The remaining water-phase tracers injected in the later linear gel segments flowed back before the tracers injected in early slickwater segments. Nevertheless, no obvious piston-like displacement was observed from tracer data. Similar tracer flowback behavior also was observed for the oil-phase tracers.

As this study illustrates, chemical tracer technology is an effective, nonintrusive technique that can provide invaluable information about frac fluid dynamics inside created fractures. All tracers were detected in the flowback samples, suggesting that no fluid segments were placed completely outside the propped fracture network. A high degree of fluid mixing appeared to occur during stimulation, which could indicate high fracture complexity. This could be caused by several factors, including the breakdown of primary, secondary and tertiary fractures; varying cluster efficiency; or duning effects that led to the diversion of frac fluid within the fracture network.

TEDDY MOHLE is senior completions engineer at Houston-based Crimson Exploration Inc., a wholly owned subsidiary of Contango Oil & Gas Co. He joined Crimson Exploration in 2011 as a production/completions engineer after beginning his career as a field engineer at Baker Hughes. Mohle has a B.S. in petroleum engineering from Texas A&M University.

KYLE JOHNS is exploration manager at Contango Oil & Gas. He has led the company’s entry into the southern Delaware Basin and its development effort in the area.
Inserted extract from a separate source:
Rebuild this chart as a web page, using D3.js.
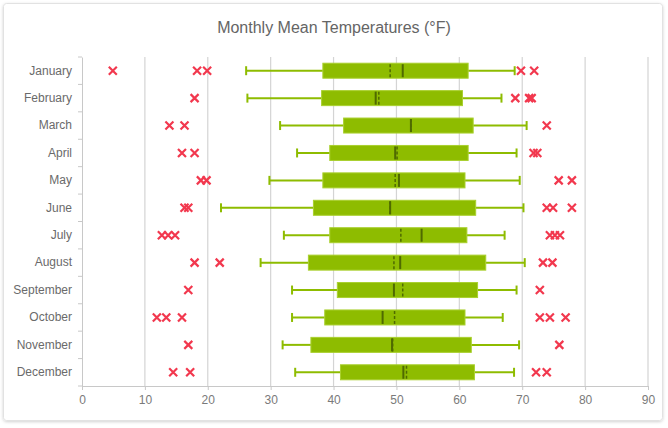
<!DOCTYPE html>
<html>
<head>
<meta charset="utf-8">
<script src="https://cdn.jsdelivr.net/npm/d3@7/dist/d3.min.js"></script>
<style>
  html, body { margin: 0; padding: 0; background: #fff; }
  svg { display: block; font-family: "Liberation Sans", Arial, sans-serif; }
</style>
</head>
<body>
<svg id="chart" width="668" height="428"></svg>
<script>
const months = ["January","February","March","April","May","June","July","August","September","October","November","December"];
const lower  = [26.1, 26.3, 31.5, 34.2, 29.8, 22.1, 32.1, 28.4, 33.4, 33.4, 31.9, 33.9];
const q1     = [38.3, 38.1, 41.6, 39.4, 38.3, 36.8, 39.4, 36.0, 40.6, 38.6, 36.4, 41.1];
const median = [51.0, 46.7, 52.3, 49.8, 50.4, 49.0, 54.0, 50.6, 49.6, 47.8, 49.3, 51.1];
const mean   = [49.0, 47.2, 52.3, 50.1, 49.8, 49.0, 50.7, 49.6, 51.0, 49.7, 49.4, 51.6];
const q3     = [61.4, 60.5, 62.2, 61.4, 60.9, 62.6, 61.2, 64.2, 62.9, 60.9, 61.9, 62.4];
const upper  = [68.8, 66.7, 70.7, 69.1, 69.6, 70.2, 67.2, 70.4, 69.1, 66.9, 69.5, 68.7];
const outliers = [
  [4.9, 18.3, 19.9, 69.8, 71.9],
  [17.9, 68.9, 71.1, 71.5],
  [13.9, 16.3, 73.9],
  [15.9, 17.9, 71.8, 72.4],
  [18.9, 19.8, 75.8, 77.9],
  [16.3, 16.9, 73.9, 74.9, 77.9],
  [12.7, 13.7, 14.8, 74.4, 75.2, 76.0],
  [17.9, 21.9, 73.3, 74.8],
  [16.9, 72.8],
  [11.9, 13.4, 15.9, 72.8, 74.4, 76.9],
  [16.9, 75.9],
  [14.5, 17.2, 72.2, 73.9]
];
const xTicks = [0, 10, 20, 30, 40, 50, 60, 70, 80, 90];
const title = "Monthly Mean Temperatures (°F)";

const svg = d3.select("#chart");
const W = 668, H = 428;
const m = { left: 82, right: 20, top: 57, bottom: 42 };

// frame
const defs = svg.append("defs");
const f = defs.append("filter").attr("id", "sh").attr("x", "-5%").attr("y", "-5%").attr("width", "110%").attr("height", "110%");
f.append("feDropShadow").attr("dx", 0).attr("dy", 1).attr("stdDeviation", 1.5).attr("flood-color", "#000").attr("flood-opacity", 0.18);
svg.append("rect").attr("x", 3.5).attr("y", 3.5).attr("width", 659).attr("height", 417)
  .attr("rx", 3).attr("fill", "#fff").attr("stroke", "#e2e2e2").attr("filter", "url(#sh)");

svg.append("text").attr("x", 334).attr("y", 33).attr("text-anchor", "middle")
  .attr("font-size", 16).attr("fill", "#656565").text(title);

const x = d3.scaleLinear().domain([0, 90]).range([m.left, 648]);
const y = d3.scaleBand().domain(months).range([m.top, 386]);

// gridlines
svg.append("g").selectAll("line").data(xTicks.slice(1)).join("line")
  .attr("x1", d => x(d)).attr("x2", d => x(d))
  .attr("y1", m.top).attr("y2", 386)
  .attr("stroke", "#d4d4d4").attr("stroke-width", 1.2);

// x axis
const xAxis = svg.append("g").attr("transform", "translate(0,386)")
  .call(d3.axisBottom(x).tickValues(xTicks).tickSize(4).tickPadding(5).tickFormat(d3.format("d")));
xAxis.select(".domain").attr("stroke", "#c8c8c8");
xAxis.selectAll(".tick line").attr("stroke", "#c8c8c8");
xAxis.selectAll("text").attr("font-size", 12).attr("fill", "#7a7a7a").attr("font-family", "Liberation Sans, Arial, sans-serif");

// y axis
const yAxis = svg.append("g").attr("transform", `translate(${m.left},0)`)
  .call(d3.axisLeft(y).tickSize(0).tickPadding(10));
yAxis.select(".domain").attr("stroke", "#c8c8c8");
yAxis.selectAll("text").attr("font-size", 12).attr("fill", "#6a6a6a").attr("font-family", "Liberation Sans, Arial, sans-serif");
// band boundary ticks
const bounds = months.map(mo => y(mo)).concat([386]);
yAxis.selectAll("line.bt").data(bounds).join("line").attr("class", "bt")
  .attr("x1", -4).attr("x2", 0).attr("y1", d => d).attr("y2", d => d)
  .attr("stroke", "#c8c8c8");

const green = "#8ebc00", dark = "#4f6a00";
const bw = y.bandwidth();
const boxH = 15, capH = 9;

const g = svg.append("g").selectAll("g").data(months).join("g")
  .attr("transform", d => `translate(0,${y(d) + bw / 2})`);

// whiskers
g.append("line").attr("x1", (d, i) => x(lower[i])).attr("x2", (d, i) => x(q1[i]))
  .attr("y1", 0).attr("y2", 0).attr("stroke", green).attr("stroke-width", 2);
g.append("line").attr("x1", (d, i) => x(q3[i])).attr("x2", (d, i) => x(upper[i]))
  .attr("y1", 0).attr("y2", 0).attr("stroke", green).attr("stroke-width", 2);
g.append("line").attr("x1", (d, i) => x(lower[i])).attr("x2", (d, i) => x(lower[i]))
  .attr("y1", -capH / 2).attr("y2", capH / 2).attr("stroke", green).attr("stroke-width", 2);
g.append("line").attr("x1", (d, i) => x(upper[i])).attr("x2", (d, i) => x(upper[i]))
  .attr("y1", -capH / 2).attr("y2", capH / 2).attr("stroke", green).attr("stroke-width", 2);

// boxes
g.append("rect").attr("x", (d, i) => x(q1[i])).attr("width", (d, i) => x(q3[i]) - x(q1[i]))
  .attr("y", -boxH / 2).attr("height", boxH)
  .attr("fill", green).attr("stroke", "#a9d02e").attr("stroke-width", 1);

// mean (dashed) and median (solid)
g.append("line").attr("x1", (d, i) => x(mean[i])).attr("x2", (d, i) => x(mean[i]))
  .attr("y1", -boxH / 2 + 1).attr("y2", boxH / 2 - 1)
  .attr("stroke", dark).attr("stroke-width", 1.5).attr("stroke-dasharray", "3,2");
g.append("line").attr("x1", (d, i) => x(median[i])).attr("x2", (d, i) => x(median[i]))
  .attr("y1", -boxH / 2 + 1).attr("y2", boxH / 2 - 1)
  .attr("stroke", dark).attr("stroke-width", 2);

// outliers
const s = 4;
g.each(function (d, i) {
  const sel = d3.select(this).selectAll("path.o").data(outliers[i]).join("path").attr("class", "o")
    .attr("d", v => `M${x(v) - s},${-s}L${x(v) + s},${s}M${x(v) - s},${s}L${x(v) + s},${-s}`)
    .attr("stroke", "#f2384e").attr("stroke-width", 2.2).attr("fill", "none");
});
</script>
</body>
</html>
Before joining Contango in 2013, Johns was a consulting geologist and senior geologist covering the Appalachian Basin for Citrus Energy. He began his career in 2005 at Denbury Resources, working on conventional assets and in the Barnett Shale. Johns holds a degree in geology from the University of Mississippi.

WEI TIAN is a research and development engineer for ResMetrics in Houston. His research interests include chemical tracers, hydraulic fracture diagnostics, and reservoir characterization. Tian holds a B.S. in energy and resources engineering from Peking University, and an M.S. and a Ph.D. in petroleum engineering from the University of Oklahoma.
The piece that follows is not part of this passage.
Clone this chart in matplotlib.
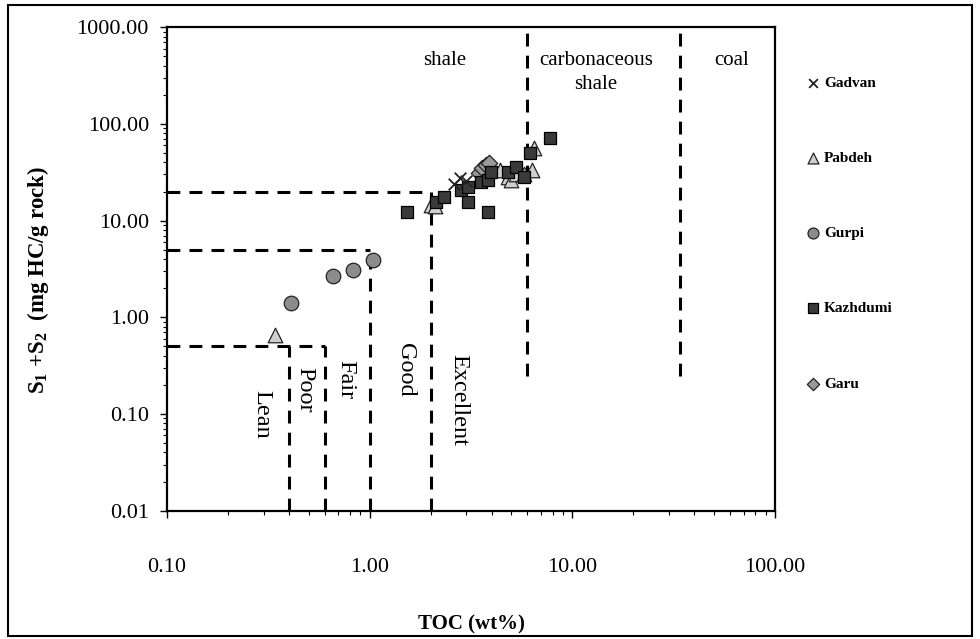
#!/usr/bin/env python
# -*- coding: utf-8 -*-
"""
TOC vs S1+S2 source rock quality plot (log-log)
"""

import matplotlib
matplotlib.use('Agg')
import matplotlib.pyplot as plt
from matplotlib.ticker import LogLocator, FormatStrFormatter, NullFormatter
from matplotlib.patches import Rectangle

plt.rcParams['font.family'] = ['Liberation Serif', 'DejaVu Serif']
plt.rcParams['mathtext.fontset'] = 'custom'
plt.rcParams['mathtext.rm'] = 'Liberation Serif'
plt.rcParams['mathtext.bf'] = 'Liberation Serif:bold'

# ---- data: TOC (wt%) and S1+S2 (mg HC/g rock) per formation ----
gadvan_toc = [2.6, 2.8, 3.0]
gadvan_s12 = [24.0, 27.5, 25.5]

pabdeh_toc = [0.34, 2.0, 2.1, 3.6, 4.4, 4.8, 5.0, 5.3, 5.8, 6.3, 6.5]
pabdeh_s12 = [0.66, 14.5, 14.0, 31.0, 33.0, 28.0, 26.0, 30.0, 30.0, 33.0, 57.0]

gurpi_toc = [0.41, 0.66, 0.83, 1.04]
gurpi_s12 = [1.42, 2.7, 3.1, 3.9]

kazhdumi_toc = [1.52, 2.12, 2.33, 2.82, 3.07, 3.07, 3.55, 3.83, 3.83, 3.97, 4.8, 5.3, 5.8, 6.15, 7.8]
kazhdumi_s12 = [12.4, 15.7, 17.7, 20.7, 22.4, 15.7, 25.0, 26.0, 12.4, 32.0, 32.0, 36.0, 28.4, 50.0, 71.0]

garu_toc = [3.48, 3.6, 3.75, 3.9]
garu_s12 = [31.0, 35.0, 37.6, 39.0]

# classification boundaries
toc_limits = [0.4, 0.6, 1.0, 2.0]          # lean / poor / fair / good / excellent
s12_limits = [0.5, 5.0, 20.0]              # paired with toc 0.6, 1.0, 2.0
lith_limits = [6.0, 34.0]                  # shale / carbonaceous shale / coal
lith_bottom = 0.25

x_ticks = [0.1, 1.0, 10.0, 100.0]
y_ticks = [0.01, 0.1, 1.0, 10.0, 100.0, 1000.0]


def main():
    fig = plt.figure(figsize=(9.8, 6.39), dpi=100)
    ax = fig.add_axes([0.1704, 0.2008, 0.6204, 0.7566])

    dash = dict(color='black', lw=2.2, linestyle=(0, (4.2, 3.0)), zorder=1)

    # 分类虚线
    ax.plot([0.1, 0.6], [s12_limits[0]] * 2, **dash)
    ax.plot([0.1, 1.0], [s12_limits[1]] * 2, **dash)
    ax.plot([0.1, 2.0], [s12_limits[2]] * 2, **dash)
    ax.plot([toc_limits[0]] * 2, [0.01, s12_limits[0]], **dash)
    ax.plot([toc_limits[1]] * 2, [0.01, s12_limits[0]], **dash)
    ax.plot([toc_limits[2]] * 2, [0.01, s12_limits[1]], **dash)
    ax.plot([toc_limits[3]] * 2, [0.01, s12_limits[2]], **dash)
    for v in lith_limits:
        ax.plot([v, v], [lith_bottom, 1000], **dash)

    # 散点
    ax.scatter(pabdeh_toc, pabdeh_s12, marker='^', s=110, facecolor='#cfcfcf',
               edgecolor='#222222', lw=0.9, label='Pabdeh', zorder=3)
    ax.scatter(gurpi_toc, gurpi_s12, marker='o', s=110, facecolor='#8c8c8c',
               edgecolor='#222222', lw=0.9, label='Gurpi', zorder=3)
    ax.scatter(garu_toc, garu_s12, marker='D', s=70, facecolor='#9a9a9a',
               edgecolor='#222222', lw=0.9, label='Garu', zorder=3)
    ax.scatter(kazhdumi_toc, kazhdumi_s12, marker='s', s=80, facecolor='#3a3a3a',
               edgecolor='black', lw=0.9, label='Kazhdumi', zorder=4)
    ax.scatter(gadvan_toc, gadvan_s12, marker='x', s=70, color='#222222',
               lw=1.3, label='Gadvan', zorder=5)

    # 坐标轴
    ax.set_xscale('log')
    ax.set_yscale('log')
    ax.set_xlim(0.1, 100)
    ax.set_ylim(0.01, 1000)
    ax.set_xticks(x_ticks)
    ax.set_yticks(y_ticks)
    ax.xaxis.set_minor_locator(LogLocator(base=10, subs=range(2, 10)))
    ax.yaxis.set_minor_locator(LogLocator(base=10, subs=range(2, 10)))
    ax.xaxis.set_major_formatter(FormatStrFormatter('%.2f'))
    ax.yaxis.set_major_formatter(FormatStrFormatter('%.2f'))
    ax.xaxis.set_minor_formatter(NullFormatter())
    ax.yaxis.set_minor_formatter(NullFormatter())
    ax.tick_params(axis='x', which='major', labelsize=16, length=5, width=1, pad=29)
    ax.tick_params(axis='y', which='major', labelsize=16, length=5, width=1, pad=8)
    ax.tick_params(which='minor', length=3, width=0.8)
    for sp in ax.spines.values():
        sp.set_linewidth(1.6)

    ax.set_xlabel('TOC (wt%)', fontsize=15, fontweight='bold', labelpad=27)
    ax.set_ylabel(r'S$_\mathbf{1}$ +S$_\mathbf{2}$  (mg HC/g rock)', fontsize=16.5,
                  fontweight='bold')
    ax.yaxis.set_label_coords(-0.19, 0.477)

    # 区域文字
    ax.text(2.35, 458, 'shale', fontsize=15, ha='center', va='center')
    ax.text(13.1, 340, 'carbonaceous\nshale', fontsize=15, ha='center', va='center',
            linespacing=1.3)
    ax.text(61, 458, 'coal', fontsize=15, ha='center', va='center')
    vt = dict(fontsize=17.5, rotation=-90, ha='center', va='center')
    ax.text(0.295, 0.098, 'Lean', **vt)
    ax.text(0.48, 0.177, 'Poor', **vt)
    ax.text(0.76, 0.225, 'Fair', **vt)
    ax.text(1.51, 0.285, 'Good', **vt)
    ax.text(2.76, 0.14, 'Excellent', **vt)

    # 图例
    handles, labels = ax.get_legend_handles_labels()
    order = ['Gadvan', 'Pabdeh', 'Gurpi', 'Kazhdumi', 'Garu']
    hmap = dict(zip(labels, handles))
    fig.legend([hmap[k] for k in order], order, loc='upper left',
               bbox_to_anchor=(0.808, 0.902), frameon=False,
               prop={'weight': 'bold', 'size': 11}, labelspacing=4.02,
               handletextpad=0.2, handlelength=1.0, markerscale=0.75)

    # 外框
    fig.patches.append(Rectangle((0.008, 0.004), 0.984, 0.988, transform=fig.transFigure,
                                 fill=False, lw=1.5, edgecolor='black'))

    fig.savefig('out.png', dpi=100)
    plt.close(fig)


if __name__ == '__main__':
    main()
ALEX DARNLEY is vice president of business development at ResMetrics, which he helped found in 2017. Darnley began his career as a hydraulic fracturing field engineer with BJ Services, and then worked as a reservoir engineer and product line manager for Core Laboratories, where he supervised various domestic and international tracer projects. He holds a B.S. in petroleum engineering from Texas A&M University.

CHRIS DEMPSEY is vice president of research and development at ResMetrics. As one of the first employees of ResMetrics, he developed the Web-based analytical tool PetroXY™. He continues to lead development efforts in tracer technology and data visualization. Dempsey holds a B.S. in chemical engineering from the California Institute of Technology and a Ph.D. in bioengineering from Rice University.